> [Exercise instructions]:
Would you restate all the data that follows, word for word?

> [Extracted material]:
------------------------------------------------------------------------

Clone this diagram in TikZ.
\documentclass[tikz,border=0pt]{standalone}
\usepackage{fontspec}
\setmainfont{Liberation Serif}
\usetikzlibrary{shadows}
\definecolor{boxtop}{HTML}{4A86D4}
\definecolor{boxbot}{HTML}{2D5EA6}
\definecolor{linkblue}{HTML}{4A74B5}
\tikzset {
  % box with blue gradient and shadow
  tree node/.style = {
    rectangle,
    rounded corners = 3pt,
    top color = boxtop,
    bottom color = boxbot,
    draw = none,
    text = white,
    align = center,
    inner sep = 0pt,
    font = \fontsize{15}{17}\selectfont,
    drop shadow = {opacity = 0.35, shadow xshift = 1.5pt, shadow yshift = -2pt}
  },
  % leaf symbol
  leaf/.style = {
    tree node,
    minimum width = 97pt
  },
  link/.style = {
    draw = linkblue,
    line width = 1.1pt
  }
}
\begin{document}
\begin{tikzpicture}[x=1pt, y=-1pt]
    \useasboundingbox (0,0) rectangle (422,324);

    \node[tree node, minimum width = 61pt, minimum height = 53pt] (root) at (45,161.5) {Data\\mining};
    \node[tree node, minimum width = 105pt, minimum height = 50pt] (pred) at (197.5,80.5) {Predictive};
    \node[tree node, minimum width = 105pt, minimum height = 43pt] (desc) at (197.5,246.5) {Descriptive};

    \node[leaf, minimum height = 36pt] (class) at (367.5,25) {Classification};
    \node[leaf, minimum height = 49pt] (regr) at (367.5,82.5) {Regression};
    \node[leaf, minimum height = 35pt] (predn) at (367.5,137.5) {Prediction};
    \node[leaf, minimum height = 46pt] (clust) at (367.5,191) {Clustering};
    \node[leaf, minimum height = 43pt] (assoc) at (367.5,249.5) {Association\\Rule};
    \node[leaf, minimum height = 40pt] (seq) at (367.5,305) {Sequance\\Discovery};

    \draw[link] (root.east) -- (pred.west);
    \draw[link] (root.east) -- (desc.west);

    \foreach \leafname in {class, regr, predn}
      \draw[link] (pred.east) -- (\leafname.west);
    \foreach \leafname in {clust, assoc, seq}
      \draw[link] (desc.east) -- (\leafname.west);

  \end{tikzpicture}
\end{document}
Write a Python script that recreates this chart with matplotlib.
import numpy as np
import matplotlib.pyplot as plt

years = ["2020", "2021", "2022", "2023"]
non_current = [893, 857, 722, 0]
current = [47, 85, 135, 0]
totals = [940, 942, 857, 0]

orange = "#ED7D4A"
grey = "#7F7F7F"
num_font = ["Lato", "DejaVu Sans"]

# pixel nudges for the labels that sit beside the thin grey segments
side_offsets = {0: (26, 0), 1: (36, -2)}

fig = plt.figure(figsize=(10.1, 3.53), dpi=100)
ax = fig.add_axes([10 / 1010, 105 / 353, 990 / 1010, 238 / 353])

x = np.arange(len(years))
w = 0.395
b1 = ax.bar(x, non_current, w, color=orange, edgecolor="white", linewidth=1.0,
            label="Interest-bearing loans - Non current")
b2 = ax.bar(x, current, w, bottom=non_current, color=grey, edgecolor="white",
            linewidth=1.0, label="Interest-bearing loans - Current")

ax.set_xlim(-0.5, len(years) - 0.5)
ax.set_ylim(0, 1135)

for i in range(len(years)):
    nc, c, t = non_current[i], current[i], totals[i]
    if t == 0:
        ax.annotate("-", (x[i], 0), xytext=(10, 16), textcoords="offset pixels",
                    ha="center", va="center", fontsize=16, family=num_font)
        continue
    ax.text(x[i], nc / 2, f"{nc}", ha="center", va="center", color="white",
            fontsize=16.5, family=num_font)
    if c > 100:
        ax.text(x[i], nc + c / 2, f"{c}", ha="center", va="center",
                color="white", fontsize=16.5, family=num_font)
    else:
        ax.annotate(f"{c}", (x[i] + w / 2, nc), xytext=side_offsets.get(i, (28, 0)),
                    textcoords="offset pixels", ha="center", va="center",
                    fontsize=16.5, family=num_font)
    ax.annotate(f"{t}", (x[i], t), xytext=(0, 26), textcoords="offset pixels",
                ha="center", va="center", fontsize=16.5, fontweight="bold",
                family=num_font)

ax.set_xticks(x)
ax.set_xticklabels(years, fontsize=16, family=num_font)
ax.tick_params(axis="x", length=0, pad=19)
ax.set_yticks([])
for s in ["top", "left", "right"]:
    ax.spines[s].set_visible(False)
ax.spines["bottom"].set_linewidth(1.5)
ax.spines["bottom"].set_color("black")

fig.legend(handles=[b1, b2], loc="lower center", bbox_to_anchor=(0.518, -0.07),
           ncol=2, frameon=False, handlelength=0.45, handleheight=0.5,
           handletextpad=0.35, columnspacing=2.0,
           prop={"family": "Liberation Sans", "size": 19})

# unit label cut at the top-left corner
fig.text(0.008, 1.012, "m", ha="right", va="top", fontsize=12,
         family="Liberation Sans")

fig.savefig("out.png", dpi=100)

------------------------------------------------------------------------

> [Full output]:
Clone this diagram in TikZ.
\documentclass[tikz,border=0pt]{standalone}
\usepackage{fontspec}
\setmainfont{Liberation Serif}
\usetikzlibrary{shadows}
\definecolor{boxtop}{HTML}{4A86D4}
\definecolor{boxbot}{HTML}{2D5EA6}
\definecolor{linkblue}{HTML}{4A74B5}
\tikzset {
  % box with blue gradient and shadow
  tree node/.style = {
    rectangle,
    rounded corners = 3pt,
    top color = boxtop,
    bottom color = boxbot,
    draw = none,
    text = white,
    align = center,
    inner sep = 0pt,
    font = \fontsize{15}{17}\selectfont,
    drop shadow = {opacity = 0.35, shadow xshift = 1.5pt, shadow yshift = -2pt}
  },
  % leaf symbol
  leaf/.style = {
    tree node,
    minimum width = 97pt
  },
  link/.style = {
    draw = linkblue,
    line width = 1.1pt
  }
}
\begin{document}
\begin{tikzpicture}[x=1pt, y=-1pt]
    \useasboundingbox (0,0) rectangle (422,324);

    \node[tree node, minimum width = 61pt, minimum height = 53pt] (root) at (45,161.5) {Data\\mining};
    \node[tree node, minimum width = 105pt, minimum height = 50pt] (pred) at (197.5,80.5) {Predictive};
    \node[tree node, minimum width = 105pt, minimum height = 43pt] (desc) at (197.5,246.5) {Descriptive};

    \node[leaf, minimum height = 36pt] (class) at (367.5,25) {Classification};
    \node[leaf, minimum height = 49pt] (regr) at (367.5,82.5) {Regression};
    \node[leaf, minimum height = 35pt] (predn) at (367.5,137.5) {Prediction};
    \node[leaf, minimum height = 46pt] (clust) at (367.5,191) {Clustering};
    \node[leaf, minimum height = 43pt] (assoc) at (367.5,249.5) {Association\\Rule};
    \node[leaf, minimum height = 40pt] (seq) at (367.5,305) {Sequance\\Discovery};

    \draw[link] (root.east) -- (pred.west);
    \draw[link] (root.east) -- (desc.west);

    \foreach \leafname in {class, regr, predn}
      \draw[link] (pred.east) -- (\leafname.west);
    \foreach \leafname in {clust, assoc, seq}
      \draw[link] (desc.east) -- (\leafname.west);

  \end{tikzpicture}
\end{document}
Write a Python script that recreates this chart with matplotlib.
import numpy as np
import matplotlib.pyplot as plt

years = ["2020", "2021", "2022", "2023"]
non_current = [893, 857, 722, 0]
current = [47, 85, 135, 0]
totals = [940, 942, 857, 0]

orange = "#ED7D4A"
grey = "#7F7F7F"
num_font = ["Lato", "DejaVu Sans"]

# pixel nudges for the labels that sit beside the thin grey segments
side_offsets = {0: (26, 0), 1: (36, -2)}

fig = plt.figure(figsize=(10.1, 3.53), dpi=100)
ax = fig.add_axes([10 / 1010, 105 / 353, 990 / 1010, 238 / 353])

x = np.arange(len(years))
w = 0.395
b1 = ax.bar(x, non_current, w, color=orange, edgecolor="white", linewidth=1.0,
            label="Interest-bearing loans - Non current")
b2 = ax.bar(x, current, w, bottom=non_current, color=grey, edgecolor="white",
            linewidth=1.0, label="Interest-bearing loans - Current")

ax.set_xlim(-0.5, len(years) - 0.5)
ax.set_ylim(0, 1135)

for i in range(len(years)):
    nc, c, t = non_current[i], current[i], totals[i]
    if t == 0:
        ax.annotate("-", (x[i], 0), xytext=(10, 16), textcoords="offset pixels",
                    ha="center", va="center", fontsize=16, family=num_font)
        continue
    ax.text(x[i], nc / 2, f"{nc}", ha="center", va="center", color="white",
            fontsize=16.5, family=num_font)
    if c > 100:
        ax.text(x[i], nc + c / 2, f"{c}", ha="center", va="center",
                color="white", fontsize=16.5, family=num_font)
    else:
        ax.annotate(f"{c}", (x[i] + w / 2, nc), xytext=side_offsets.get(i, (28, 0)),
                    textcoords="offset pixels", ha="center", va="center",
                    fontsize=16.5, family=num_font)
    ax.annotate(f"{t}", (x[i], t), xytext=(0, 26), textcoords="offset pixels",
                ha="center", va="center", fontsize=16.5, fontweight="bold",
                family=num_font)

ax.set_xticks(x)
ax.set_xticklabels(years, fontsize=16, family=num_font)
ax.tick_params(axis="x", length=0, pad=19)
ax.set_yticks([])
for s in ["top", "left", "right"]:
    ax.spines[s].set_visible(False)
ax.spines["bottom"].set_linewidth(1.5)
ax.spines["bottom"].set_color("black")

fig.legend(handles=[b1, b2], loc="lower center", bbox_to_anchor=(0.518, -0.07),
           ncol=2, frameon=False, handlelength=0.45, handleheight=0.5,
           handletextpad=0.35, columnspacing=2.0,
           prop={"family": "Liberation Sans", "size": 19})

# unit label cut at the top-left corner
fig.text(0.008, 1.012, "m", ha="right", va="top", fontsize=12,
         family="Liberation Sans")

fig.savefig("out.png", dpi=100)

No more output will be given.